Entrepreneurs are Desperate to Switch to Digital Payments. Here’s What’s Stopping Them, Mastercard Says.

Even Gen Z finds it difficult to convince legacy businesses to stop requiring cash and check payments.

BY BRUCE CRUMLEY @BRUCEC_INC

Illustration: Getty Images

Millions of entrepreneurs across the U.S. find themselves in a similar bind in the way they make transactions. Most remain heavily reliant on cash or checks when receiving or making payments, despite their strong desire to switch to faster and safer digital credit options. A new study by financial giant Mastercard indicates just how big that gap between aspiration and action still is, while offering advice to business owners to finally make the switch.

Those insights came with the publication of the “Ready for Change: Why Nearly Half of SMBs Want to Ditch Cash and Checks” report by Mastercard and digital payments news platform PYMNTS. Its survey of more than 400 entrepreneurs last December found that an average 54 percent of participating business owners said they were “very or extremely interested in reducing their reliance” on cash or checks in receiving or making payments.” Yet more than half of respondents remained anchored to those legacy transaction methods.
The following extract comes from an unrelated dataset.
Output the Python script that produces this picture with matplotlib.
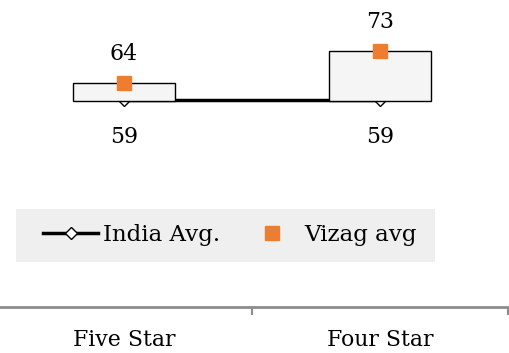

That’s even the case of digital native Gen Z company owners. Only 22 percent of respondents from that cohort reported they possessed a business credit card, leading 54 percent of those younger entrepreneurs to say they continue relying heavily on cash and checks to make payments. As a result, they also voiced the most enthusiasm for pivoting to credit options.

That same desire to go digital — but difficulty making the switch to online credit methods — was expressed by survey participants of all ages, sectors, and company histories. Indeed, participating owners whose business had been in operation for at least 20 years said 54 percent of their transactions are still done by checks.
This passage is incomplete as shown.